• **Problem details**
Begin with the first line of the material and write out each line exactly, ending with the line that contains "exp_eta = [0.003, 0.077, 0.553, 0.037, 0.007]". Pictures are not part of the copy.

• **Extracted records**
———

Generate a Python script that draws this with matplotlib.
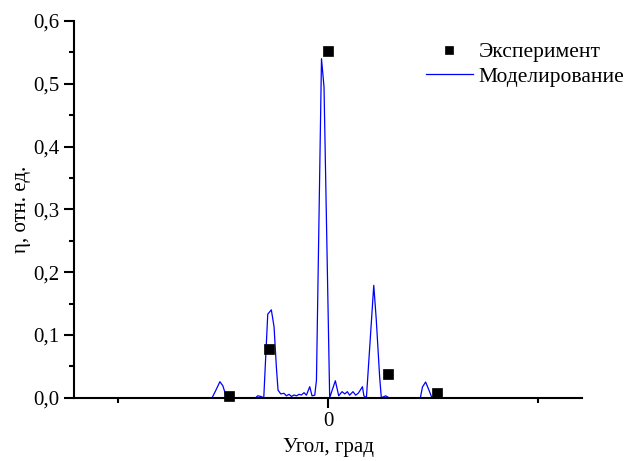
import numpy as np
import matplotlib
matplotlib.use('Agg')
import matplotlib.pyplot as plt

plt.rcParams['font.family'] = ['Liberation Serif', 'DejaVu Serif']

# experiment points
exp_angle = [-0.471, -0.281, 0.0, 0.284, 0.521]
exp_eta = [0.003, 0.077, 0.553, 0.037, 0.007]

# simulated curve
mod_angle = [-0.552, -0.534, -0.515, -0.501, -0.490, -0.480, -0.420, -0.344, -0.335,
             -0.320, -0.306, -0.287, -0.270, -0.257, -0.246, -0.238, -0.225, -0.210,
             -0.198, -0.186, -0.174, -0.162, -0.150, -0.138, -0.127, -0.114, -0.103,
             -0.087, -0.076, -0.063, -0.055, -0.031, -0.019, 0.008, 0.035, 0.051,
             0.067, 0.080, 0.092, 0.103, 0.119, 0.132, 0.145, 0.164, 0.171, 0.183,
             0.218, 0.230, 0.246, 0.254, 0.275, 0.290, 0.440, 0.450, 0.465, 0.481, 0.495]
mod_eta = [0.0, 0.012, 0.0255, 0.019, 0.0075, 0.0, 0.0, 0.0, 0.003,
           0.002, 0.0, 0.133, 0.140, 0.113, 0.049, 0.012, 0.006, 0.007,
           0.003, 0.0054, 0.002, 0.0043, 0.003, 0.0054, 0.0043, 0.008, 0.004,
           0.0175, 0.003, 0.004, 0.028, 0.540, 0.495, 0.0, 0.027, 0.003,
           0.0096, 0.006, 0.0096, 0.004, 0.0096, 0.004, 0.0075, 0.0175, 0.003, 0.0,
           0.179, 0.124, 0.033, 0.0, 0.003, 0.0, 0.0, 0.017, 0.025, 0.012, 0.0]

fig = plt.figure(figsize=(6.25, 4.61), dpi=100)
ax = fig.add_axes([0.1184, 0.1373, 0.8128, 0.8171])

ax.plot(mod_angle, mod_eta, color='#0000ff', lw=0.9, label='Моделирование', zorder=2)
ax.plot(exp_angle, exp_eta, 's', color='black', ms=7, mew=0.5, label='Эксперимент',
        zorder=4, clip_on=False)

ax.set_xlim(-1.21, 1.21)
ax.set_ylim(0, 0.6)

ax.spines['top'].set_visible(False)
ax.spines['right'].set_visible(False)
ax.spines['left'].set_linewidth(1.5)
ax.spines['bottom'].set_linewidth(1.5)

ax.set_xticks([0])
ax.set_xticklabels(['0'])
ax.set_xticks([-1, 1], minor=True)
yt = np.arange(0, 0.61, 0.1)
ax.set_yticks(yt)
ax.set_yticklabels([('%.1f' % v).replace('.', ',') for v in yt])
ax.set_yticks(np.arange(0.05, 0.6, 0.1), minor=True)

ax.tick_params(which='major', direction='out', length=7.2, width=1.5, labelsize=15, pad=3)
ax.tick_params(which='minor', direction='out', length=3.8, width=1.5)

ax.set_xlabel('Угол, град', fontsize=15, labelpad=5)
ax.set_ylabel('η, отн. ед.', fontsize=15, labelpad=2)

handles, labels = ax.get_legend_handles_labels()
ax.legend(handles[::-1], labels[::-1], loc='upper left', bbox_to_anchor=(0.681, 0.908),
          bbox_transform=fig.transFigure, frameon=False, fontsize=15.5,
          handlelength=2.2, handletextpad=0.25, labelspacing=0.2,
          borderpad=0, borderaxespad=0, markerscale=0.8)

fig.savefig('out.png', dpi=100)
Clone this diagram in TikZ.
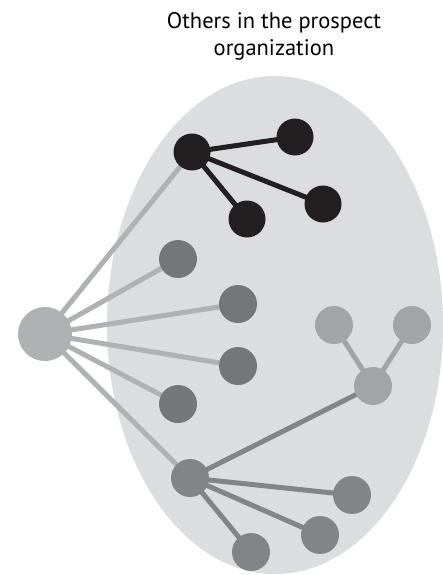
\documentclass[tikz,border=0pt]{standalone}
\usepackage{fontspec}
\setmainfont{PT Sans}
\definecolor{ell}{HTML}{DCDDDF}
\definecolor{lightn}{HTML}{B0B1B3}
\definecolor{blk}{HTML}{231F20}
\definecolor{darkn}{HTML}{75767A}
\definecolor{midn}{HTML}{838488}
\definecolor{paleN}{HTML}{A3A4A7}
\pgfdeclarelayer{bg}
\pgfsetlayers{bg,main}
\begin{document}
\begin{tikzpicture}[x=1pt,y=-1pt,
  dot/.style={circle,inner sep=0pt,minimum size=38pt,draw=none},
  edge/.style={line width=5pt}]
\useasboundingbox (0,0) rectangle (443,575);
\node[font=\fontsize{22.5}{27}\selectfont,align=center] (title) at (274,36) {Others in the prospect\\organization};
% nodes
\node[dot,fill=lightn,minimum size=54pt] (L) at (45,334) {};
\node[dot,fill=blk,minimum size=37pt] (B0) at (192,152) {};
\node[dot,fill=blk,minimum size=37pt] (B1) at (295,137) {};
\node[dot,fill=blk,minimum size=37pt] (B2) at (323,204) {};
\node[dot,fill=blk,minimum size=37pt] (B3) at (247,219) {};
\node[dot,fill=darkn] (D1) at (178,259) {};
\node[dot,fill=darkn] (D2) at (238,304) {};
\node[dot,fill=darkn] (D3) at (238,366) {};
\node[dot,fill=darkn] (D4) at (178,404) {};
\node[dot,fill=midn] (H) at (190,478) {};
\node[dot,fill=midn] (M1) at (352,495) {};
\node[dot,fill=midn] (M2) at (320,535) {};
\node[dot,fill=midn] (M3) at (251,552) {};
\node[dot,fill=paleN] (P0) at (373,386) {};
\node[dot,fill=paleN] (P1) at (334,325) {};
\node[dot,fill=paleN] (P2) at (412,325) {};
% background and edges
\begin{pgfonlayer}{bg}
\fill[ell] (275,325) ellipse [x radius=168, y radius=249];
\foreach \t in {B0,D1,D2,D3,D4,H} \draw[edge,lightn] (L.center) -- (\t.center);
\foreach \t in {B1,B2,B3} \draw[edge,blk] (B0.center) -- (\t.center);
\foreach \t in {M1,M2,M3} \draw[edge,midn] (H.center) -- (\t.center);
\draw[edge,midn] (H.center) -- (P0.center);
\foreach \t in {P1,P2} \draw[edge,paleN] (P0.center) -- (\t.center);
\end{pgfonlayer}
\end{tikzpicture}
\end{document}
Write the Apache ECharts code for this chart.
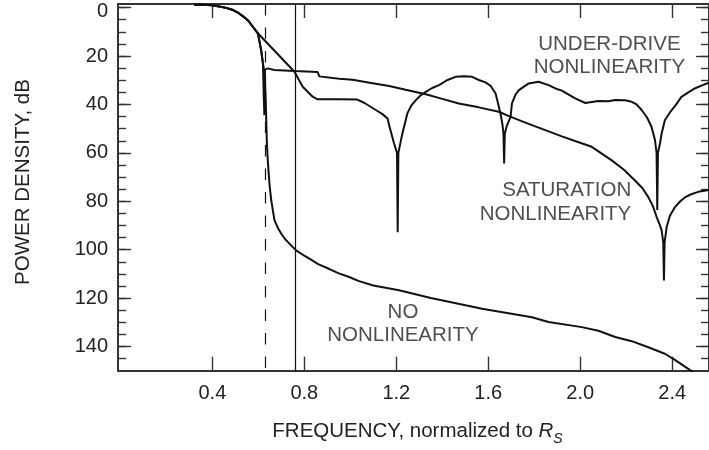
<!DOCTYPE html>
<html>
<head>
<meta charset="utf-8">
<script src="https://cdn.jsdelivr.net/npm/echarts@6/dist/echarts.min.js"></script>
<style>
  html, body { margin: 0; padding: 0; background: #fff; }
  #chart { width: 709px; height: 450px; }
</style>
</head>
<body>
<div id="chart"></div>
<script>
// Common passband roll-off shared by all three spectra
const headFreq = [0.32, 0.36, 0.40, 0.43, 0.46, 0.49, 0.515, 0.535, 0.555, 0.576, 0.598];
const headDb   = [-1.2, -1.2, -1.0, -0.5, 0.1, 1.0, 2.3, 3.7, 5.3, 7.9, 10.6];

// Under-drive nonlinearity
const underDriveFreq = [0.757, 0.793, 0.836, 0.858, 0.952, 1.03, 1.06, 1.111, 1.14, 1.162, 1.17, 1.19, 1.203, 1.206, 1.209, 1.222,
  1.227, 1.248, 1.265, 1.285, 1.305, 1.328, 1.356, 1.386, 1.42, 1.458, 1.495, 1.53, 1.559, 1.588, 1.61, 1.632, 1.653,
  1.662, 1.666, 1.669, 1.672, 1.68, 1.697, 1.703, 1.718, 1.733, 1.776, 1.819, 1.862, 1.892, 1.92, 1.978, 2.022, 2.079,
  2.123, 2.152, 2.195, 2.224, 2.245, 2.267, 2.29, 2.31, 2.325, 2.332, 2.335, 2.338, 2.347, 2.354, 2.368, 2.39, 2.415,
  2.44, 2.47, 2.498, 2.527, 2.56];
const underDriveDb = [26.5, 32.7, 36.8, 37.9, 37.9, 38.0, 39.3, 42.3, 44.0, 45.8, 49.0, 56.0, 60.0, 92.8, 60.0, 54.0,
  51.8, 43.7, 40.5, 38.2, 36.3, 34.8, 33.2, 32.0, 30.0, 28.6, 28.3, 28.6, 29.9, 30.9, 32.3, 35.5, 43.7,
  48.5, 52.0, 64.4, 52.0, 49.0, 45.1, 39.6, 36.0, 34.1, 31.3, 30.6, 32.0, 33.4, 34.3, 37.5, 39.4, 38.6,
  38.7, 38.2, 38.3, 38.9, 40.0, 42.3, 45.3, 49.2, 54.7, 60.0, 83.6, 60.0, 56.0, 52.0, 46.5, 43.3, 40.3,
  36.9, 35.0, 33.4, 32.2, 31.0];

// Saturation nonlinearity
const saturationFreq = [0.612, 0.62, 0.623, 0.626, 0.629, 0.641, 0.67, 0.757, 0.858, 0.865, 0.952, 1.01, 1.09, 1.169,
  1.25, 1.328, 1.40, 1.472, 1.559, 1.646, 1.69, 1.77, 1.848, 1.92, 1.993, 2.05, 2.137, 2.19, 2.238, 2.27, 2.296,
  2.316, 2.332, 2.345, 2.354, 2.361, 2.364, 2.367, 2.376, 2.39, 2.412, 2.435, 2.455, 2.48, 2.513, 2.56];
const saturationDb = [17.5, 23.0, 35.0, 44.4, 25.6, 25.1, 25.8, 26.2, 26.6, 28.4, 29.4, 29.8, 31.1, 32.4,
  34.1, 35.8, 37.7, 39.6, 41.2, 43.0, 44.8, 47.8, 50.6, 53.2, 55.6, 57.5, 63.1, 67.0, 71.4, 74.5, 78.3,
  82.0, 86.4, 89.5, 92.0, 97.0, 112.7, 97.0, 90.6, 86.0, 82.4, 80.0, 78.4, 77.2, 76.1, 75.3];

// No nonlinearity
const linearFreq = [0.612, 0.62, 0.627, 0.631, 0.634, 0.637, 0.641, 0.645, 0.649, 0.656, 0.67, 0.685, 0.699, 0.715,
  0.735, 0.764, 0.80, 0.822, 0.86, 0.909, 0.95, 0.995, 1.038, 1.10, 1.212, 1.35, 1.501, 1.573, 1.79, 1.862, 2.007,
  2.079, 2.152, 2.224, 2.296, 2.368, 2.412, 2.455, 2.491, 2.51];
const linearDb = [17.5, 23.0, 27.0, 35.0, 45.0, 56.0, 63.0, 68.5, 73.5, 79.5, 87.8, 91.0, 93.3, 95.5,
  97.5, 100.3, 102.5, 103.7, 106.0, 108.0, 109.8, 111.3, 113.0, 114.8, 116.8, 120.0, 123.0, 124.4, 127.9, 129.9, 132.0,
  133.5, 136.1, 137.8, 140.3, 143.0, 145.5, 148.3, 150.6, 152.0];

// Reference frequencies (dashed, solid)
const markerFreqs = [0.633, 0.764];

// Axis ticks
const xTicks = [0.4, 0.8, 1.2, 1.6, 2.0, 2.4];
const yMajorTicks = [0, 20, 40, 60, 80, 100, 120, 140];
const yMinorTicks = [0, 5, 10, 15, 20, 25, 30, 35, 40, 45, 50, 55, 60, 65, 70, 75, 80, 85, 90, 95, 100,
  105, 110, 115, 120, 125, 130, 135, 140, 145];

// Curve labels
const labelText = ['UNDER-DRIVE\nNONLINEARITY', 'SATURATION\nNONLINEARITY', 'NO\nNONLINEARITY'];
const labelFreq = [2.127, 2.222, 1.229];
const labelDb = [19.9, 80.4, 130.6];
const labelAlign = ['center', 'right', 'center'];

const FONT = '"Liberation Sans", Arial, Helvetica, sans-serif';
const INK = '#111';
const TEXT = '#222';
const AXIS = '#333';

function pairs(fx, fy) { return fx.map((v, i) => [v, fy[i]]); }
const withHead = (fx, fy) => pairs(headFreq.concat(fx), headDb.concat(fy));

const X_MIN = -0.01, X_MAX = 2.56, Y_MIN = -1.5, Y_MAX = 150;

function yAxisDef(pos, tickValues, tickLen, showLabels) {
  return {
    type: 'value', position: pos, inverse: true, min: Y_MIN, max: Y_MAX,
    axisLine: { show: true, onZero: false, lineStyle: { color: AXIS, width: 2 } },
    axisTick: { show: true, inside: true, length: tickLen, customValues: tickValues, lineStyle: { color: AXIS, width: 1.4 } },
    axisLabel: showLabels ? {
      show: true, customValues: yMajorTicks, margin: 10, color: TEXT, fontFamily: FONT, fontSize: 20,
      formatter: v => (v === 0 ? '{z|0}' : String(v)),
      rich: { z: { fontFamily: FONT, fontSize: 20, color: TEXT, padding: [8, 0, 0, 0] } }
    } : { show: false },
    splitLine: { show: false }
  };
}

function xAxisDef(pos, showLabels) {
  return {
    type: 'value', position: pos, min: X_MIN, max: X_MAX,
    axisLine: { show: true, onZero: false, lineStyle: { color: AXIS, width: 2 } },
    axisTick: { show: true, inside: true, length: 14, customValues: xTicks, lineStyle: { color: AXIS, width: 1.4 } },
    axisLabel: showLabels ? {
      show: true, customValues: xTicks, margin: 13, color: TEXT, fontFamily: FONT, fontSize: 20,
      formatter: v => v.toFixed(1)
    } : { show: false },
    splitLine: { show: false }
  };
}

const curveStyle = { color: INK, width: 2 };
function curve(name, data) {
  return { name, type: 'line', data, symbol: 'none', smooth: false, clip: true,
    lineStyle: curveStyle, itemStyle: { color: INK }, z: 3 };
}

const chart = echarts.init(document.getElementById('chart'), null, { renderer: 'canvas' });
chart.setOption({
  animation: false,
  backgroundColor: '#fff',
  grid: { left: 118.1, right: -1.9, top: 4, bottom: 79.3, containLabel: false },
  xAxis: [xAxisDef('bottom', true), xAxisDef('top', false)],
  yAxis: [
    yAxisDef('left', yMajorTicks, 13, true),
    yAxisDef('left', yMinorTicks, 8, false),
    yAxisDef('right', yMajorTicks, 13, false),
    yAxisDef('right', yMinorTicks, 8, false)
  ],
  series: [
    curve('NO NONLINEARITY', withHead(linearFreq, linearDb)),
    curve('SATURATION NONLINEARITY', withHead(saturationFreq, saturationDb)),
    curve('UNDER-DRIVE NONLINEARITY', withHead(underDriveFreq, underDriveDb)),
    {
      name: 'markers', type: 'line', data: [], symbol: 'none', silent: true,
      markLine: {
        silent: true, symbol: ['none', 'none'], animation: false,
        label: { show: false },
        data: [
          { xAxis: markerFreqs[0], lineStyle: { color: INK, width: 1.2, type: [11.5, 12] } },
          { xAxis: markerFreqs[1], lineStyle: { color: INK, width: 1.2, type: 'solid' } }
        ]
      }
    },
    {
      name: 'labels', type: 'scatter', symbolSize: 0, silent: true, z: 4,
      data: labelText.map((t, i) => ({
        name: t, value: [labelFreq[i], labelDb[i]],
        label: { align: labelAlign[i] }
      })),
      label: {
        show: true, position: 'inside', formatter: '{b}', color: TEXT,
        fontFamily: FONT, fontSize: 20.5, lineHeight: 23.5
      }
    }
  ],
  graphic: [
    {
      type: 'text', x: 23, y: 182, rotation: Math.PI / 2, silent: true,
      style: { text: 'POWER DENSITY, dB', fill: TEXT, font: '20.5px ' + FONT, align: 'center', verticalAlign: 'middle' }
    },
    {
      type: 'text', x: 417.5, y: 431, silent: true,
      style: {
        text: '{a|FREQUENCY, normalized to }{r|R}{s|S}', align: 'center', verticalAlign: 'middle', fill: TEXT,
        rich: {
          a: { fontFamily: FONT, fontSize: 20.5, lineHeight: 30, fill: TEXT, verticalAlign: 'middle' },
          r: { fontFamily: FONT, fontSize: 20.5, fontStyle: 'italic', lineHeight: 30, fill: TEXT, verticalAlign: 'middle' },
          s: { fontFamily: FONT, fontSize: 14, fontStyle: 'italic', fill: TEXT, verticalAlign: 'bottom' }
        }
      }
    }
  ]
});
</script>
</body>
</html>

———

• **Exercise solution**
Generate a Python script that draws this with matplotlib.
import numpy as np
import matplotlib
matplotlib.use('Agg')
import matplotlib.pyplot as plt

plt.rcParams['font.family'] = ['Liberation Serif', 'DejaVu Serif']

# experiment points
exp_angle = [-0.471, -0.281, 0.0, 0.284, 0.521]
exp_eta = [0.003, 0.077, 0.553, 0.037, 0.007]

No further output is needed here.